Random Chat Etiquette: The Unwritten Rules
Every community has norms — even anonymous chat. These unwritten rules separate the people who have great conversations from the ones who get skipped constantly.
StrangerBase Team
Anonymous doesn't mean lawless. Every thriving random chat community has developed a set of informal norms — behaviors that make conversations better for everyone. Violate them, and you'll find yourself skipped. Follow them, and you'll have dramatically better interactions.
Don't Open With Demands
"ASL?" (Age/Sex/Location) as an opener was dated in 2010. Demanding personal information before establishing any rapport signals that you care more about the demographic than the person. Start with something that invites a real response.
Match the Energy
If someone gives short answers, they may be testing the conversation before committing.
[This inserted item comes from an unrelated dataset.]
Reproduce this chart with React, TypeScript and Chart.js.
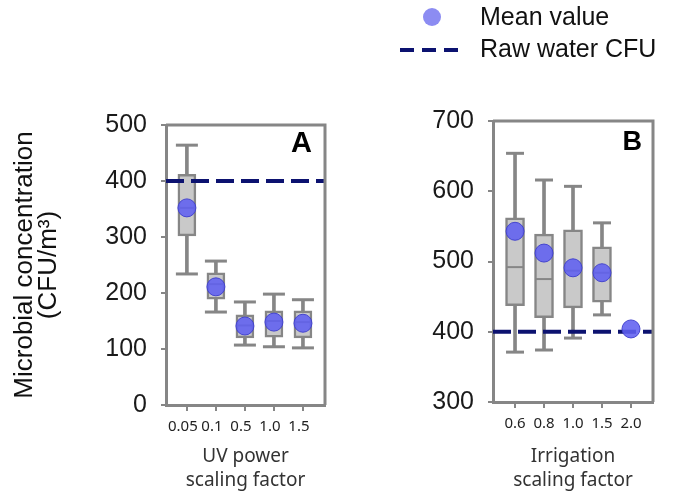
import React, { useEffect, useRef } from 'react';
import { Chart, registerables } from 'chart.js';

Chart.register(...registerables);

// Panel A: UV power scaling factor
const uvFactors = ['0.05', '0.1', '0.5', '1.0', '1.5'];
const uvMin = [234, 166, 107, 104, 102];
const uvQ1 = [302, 189, 120, 121, 120];
const uvMedian = [352, 216, 142, 150, 148];
const uvQ3 = [412, 236, 161, 168, 168];
const uvMax = [464, 257, 184, 198, 188];
const uvMean = [352, 211, 141, 148, 146];

// Panel B: irrigation scaling factor (the 2.0 case only has a mean)
const irrFactors = ['0.6', '0.8', '1.0', '1.5', '2.0'];
const irrMin = [371, 374, 391, 424, null];
const irrQ1 = [437, 420, 434, 442, null];
const irrMedian = [492, 475, 487, 484, null];
const irrQ3 = [562, 539, 545, 521, null];
const irrMax = [654, 616, 607, 555, null];
const irrMean = [543, 512, 491, 484, 404];

const rawWaterCfu = 400;
const uvTicks = [0, 100, 200, 300, 400, 500];
const irrTicks = [300, 400, 500, 600, 700];

const GRAY = '#868686';
const BOX_FILL = '#c9c9c9';
const NAVY = '#0c1270';
const MEAN_FILL = 'rgba(96, 96, 240, 0.88)';
const MEAN_BORDER = 'rgba(64, 64, 205, 0.95)';
const LEGEND_DOT = '#8c8cf2';

type Stat = (number | null)[];

interface PanelSpec {
  labels: string[];
  min: Stat;
  q1: Stat;
  median: Stat;
  q3: Stat;
  max: Stat;
  mean: number[];
  yTicks: number[];
  xMin: number;
  xMax: number;
  yAxisWidth: number;
  xAxisHeight: number;
  padTop: number;
  padRight: number;
  boxWidth: number;
  capRadius: number;
  labelShift: number;
  letter: string;
  letterSize: number;
  letterDx: number;
  letterDy: number;
  xTitle: string[];
  yTitle?: string[];
  legend?: boolean;
}

const frame = {
  id: 'frame',
  afterDatasetsDraw(chart: any) {
    const { ctx, chartArea } = chart;
    ctx.save();
    ctx.strokeStyle = GRAY;
    ctx.lineWidth = 3;
    ctx.beginPath();
    ctx.moveTo(chartArea.left, chartArea.top);
    ctx.lineTo(chartArea.right, chartArea.top);
    ctx.lineTo(chartArea.right, chartArea.bottom);
    ctx.stroke();
    ctx.restore();
  },
};

const panelTag = {
  id: 'panelTag',
  afterDraw(chart: any, _args: any, opts: any) {
    const { ctx, chartArea } = chart;
    ctx.save();
    ctx.font = `bold ${opts.size}px "Liberation Sans", Arial, sans-serif`;
    ctx.fillStyle = '#000';
    ctx.textAlign = 'right';
    ctx.textBaseline = 'alphabetic';
    ctx.fillText(opts.text, chartArea.right - opts.dx, chartArea.top + opts.dy);
    ctx.restore();
  },
};

const keyBox = {
  id: 'keyBox',
  afterDraw(chart: any, _args: any, opts: any) {
    if (!opts.show) return;
    const { ctx } = chart;
    ctx.save();
    ctx.fillStyle = LEGEND_DOT;
    ctx.beginPath();
    ctx.arc(92, 17, 9, 0, Math.PI * 2);
    ctx.fill();
    ctx.strokeStyle = NAVY;
    ctx.lineWidth = 4;
    ctx.setLineDash([14, 8]);
    ctx.beginPath();
    ctx.moveTo(60, 50);
    ctx.lineTo(118, 50);
    ctx.stroke();
    ctx.setLineDash([]);
    ctx.fillStyle = '#111';
    ctx.font = '25px "Liberation Sans", Arial, sans-serif';
    ctx.textAlign = 'left';
    ctx.textBaseline = 'alphabetic';
    ctx.fillText('Mean value', 140, 25);
    ctx.fillText('Raw water CFU', 140, 57);
    ctx.restore();
  },
};

function buildConfig(p: PanelSpec): any {
  const positions = p.labels.map((_, i) => i + 1);
  const withBox = positions.filter((_, i) => p.q1[i] !== null);
  const stems = withBox.map((x) => ({ x, y: [p.min[x - 1], p.max[x - 1]] }));
  const boxes = withBox.map((x) => ({ x, y: [p.q1[x - 1], p.q3[x - 1]] }));
  const caps = withBox.flatMap((x) => [
    { x, y: p.min[x - 1] },
    { x, y: p.max[x - 1] },
  ]);
  const medians = withBox.map((x) => ({ x, y: p.median[x - 1] }));
  const means = positions.map((x) => ({ x, y: p.mean[x - 1] }));
  const rawLine = [
    { x: p.xMin, y: rawWaterCfu },
    { x: p.xMax, y: rawWaterCfu },
  ];

  const tickFont = { family: '"Liberation Sans", Arial, sans-serif', size: 25 };
  const smallFont = { family: '"Noto Sans", sans-serif', size: 15 };

  return {
    type: 'bar',
    data: {
      datasets: [
        {
          type: 'bar',
          label: 'Range',
          data: stems,
          backgroundColor: GRAY,
          borderWidth: 0,
          barThickness: 3,
          grouped: false,
          order: 6,
        },
        {
          type: 'scatter',
          label: 'Whisker caps',
          data: caps,
          pointStyle: 'line',
          pointRadius: p.capRadius,
          pointBorderWidth: 3,
          pointBorderColor: GRAY,
          borderColor: GRAY,
          order: 5,
        },
        {
          type: 'bar',
          label: 'Interquartile range',
          data: boxes,
          backgroundColor: BOX_FILL,
          borderColor: GRAY,
          borderWidth: 2.5,
          borderSkipped: false,
          barThickness: p.boxWidth,
          grouped: false,
          order: 4,
        },
        {
          type: 'scatter',
          label: 'Median',
          data: medians,
          pointStyle: 'line',
          pointRadius: p.boxWidth / 2 - 1,
          pointBorderWidth: 2,
          pointBorderColor: GRAY,
          borderColor: GRAY,
          order: 3,
        },
        {
          type: 'line',
          label: 'Raw water CFU',
          data: rawLine,
          borderColor: NAVY,
          borderWidth: 4,
          borderDash: [18, 7],
          pointRadius: 0,
          fill: false,
          order: 2,
        },
        {
          type: 'scatter',
          label: 'Mean value',
          data: means,
          pointStyle: 'circle',
          pointRadius: 9,
          pointBackgroundColor: MEAN_FILL,
          pointBorderColor: MEAN_BORDER,
          pointBorderWidth: 1,
          backgroundColor: MEAN_FILL,
          borderColor: MEAN_BORDER,
          order: 1,
        },
      ],
    },
    options: {
      responsive: false,
      animation: false,
      events: [],
      layout: { padding: { top: p.padTop, right: p.padRight, left: 0, bottom: 0 } },
      scales: {
        x: {
          type: 'linear',
          min: p.xMin,
          max: p.xMax,
          offset: false,
          afterBuildTicks: (s: any) => {
            s.ticks = positions.map((v) => ({ value: v }));
          },
          afterFit: (s: any) => {
            s.height = p.xAxisHeight;
          },
          ticks: {
            autoSkip: false,
            maxRotation: 0,
            minRotation: 0,
            padding: 7,
            labelOffset: p.labelShift,
            color: '#222',
            font: smallFont,
            callback: (v: any) => p.labels[Math.round(Number(v)) - 1] ?? '',
          },
          grid: {
            offset: false,
            drawOnChartArea: false,
            drawTicks: true,
            tickLength: 6,
            color: GRAY,
            lineWidth: 2,
          },
          border: { display: true, color: GRAY, width: 3 },
          title: {
            display: true,
            text: p.xTitle,
            color: '#333',
            font: { family: '"Noto Sans", sans-serif', size: 19, lineHeight: '24px' },
            padding: { top: 0, bottom: 1 },
          },
        },
        y: {
          type: 'linear',
          min: p.yTicks[0],
          max: p.yTicks[p.yTicks.length - 1],
          afterBuildTicks: (s: any) => {
            s.ticks = p.yTicks.map((v) => ({ value: v }));
          },
          afterFit: (s: any) => {
            s.width = p.yAxisWidth;
          },
          ticks: { padding: 14, color: '#1a1a1a', font: tickFont },
          grid: { drawOnChartArea: false, drawTicks: true, tickLength: 5, color: GRAY, lineWidth: 2 },
          border: { display: true, color: GRAY, width: 3 },
          title: {
            display: !!p.yTitle,
            text: p.yTitle ?? '',
            color: '#111',
            font: { family: '"Liberation Sans", Arial, sans-serif', size: 26, lineHeight: '24px' },
            padding: { top: 13, bottom: 0 },
          },
        },
      },
      plugins: {
        legend: { display: false },
        tooltip: { enabled: false },
        panelTag: { text: p.letter, size: p.letterSize, dx: p.letterDx, dy: p.letterDy },
        keyBox: { show: !!p.legend },
      },
    },
    plugins: [frame, panelTag, keyBox],
  };
}

const panelA: PanelSpec = {
  labels: uvFactors,
  min: uvMin,
  q1: uvQ1,
  median: uvMedian,
  q3: uvQ3,
  max: uvMax,
  mean: uvMean,
  yTicks: uvTicks,
  xMin: 0.28,
  xMax: 5.76,
  yAxisWidth: 166,
  xAxisHeight: 89,
  padTop: 125,
  padRight: 15,
  boxWidth: 18,
  capRadius: 11,
  labelShift: -4,
  letter: 'A',
  letterSize: 29,
  letterDx: 13,
  letterDy: 27,
  xTitle: ['UV power', 'scaling factor'],
  yTitle: ['Microbial concentration', '(CFU/m³)'],
};

const panelB: PanelSpec = {
  labels: irrFactors,
  min: irrMin,
  q1: irrQ1,
  median: irrMedian,
  q3: irrQ3,
  max: irrMax,
  mean: irrMean,
  yTicks: irrTicks,
  xMin: 0.24,
  xMax: 5.76,
  yAxisWidth: 153,
  xAxisHeight: 92,
  padTop: 121,
  padRight: 21,
  boxWidth: 19,
  capRadius: 9,
  labelShift: 0,
  letter: 'B',
  letterSize: 27,
  letterDx: 11,
  letterDy: 29,
  xTitle: ['Irrigation', 'scaling factor'],
  legend: true,
};

function PanelChart({ spec, left, width }: { spec: PanelSpec; left: number; width: number }) {
  const ref = useRef<HTMLCanvasElement | null>(null);
  useEffect(() => {
    if (!ref.current) return;
    const chart = new Chart(ref.current, buildConfig(spec));
    return () => chart.destroy();
  }, [spec]);
  return (
    <canvas
      ref={ref}
      width={width}
      height={494}
      style={{ position: 'absolute', left, top: 0, width, height: 494, display: 'block' }}
    />
  );
}

export default function App() {
  return (
    <div style={{ position: 'fixed', left: 0, top: 0, width: 674, height: 494, background: '#fff', overflow: 'hidden' }}>
      <PanelChart spec={panelA} left={0} width={340} />
      <PanelChart spec={panelB} left={340} width={334} />
    </div>
  );
}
Don't write paragraphs at someone giving one-liners — match their pace. As the conversation warms up, you can naturally expand into longer exchanges.
Skip Gracefully, Not Rudely
It is completely fine to end a conversation — that's the nature of random chat. But ghosting mid-sentence is jarring. A simple "going to keep looking, have a good one" takes five seconds and leaves the other person with dignity intact. Karma in random chat is real.
Don't Perform — Participate
The best conversations happen when both people are genuinely present, not running a routine. Resist the urge to deploy your "interesting person" script. Ask real questions. Respond to what they actually said, not to what you expected them to say.
The Reciprocity Rule
If you ask a question, answer it yourself too — even before they respond. This signals good faith and prevents the interrogation dynamic where one person is extracting information and the other is just answering. The best chats are symmetrical.
Handle Awkward Silences Gently
Typing gaps happen — people get distracted, formulate responses, or get called away. A gentle "still there?" after 30 seconds is fine. Multiple rapid messages demanding acknowledgment is not. Patience is underrated.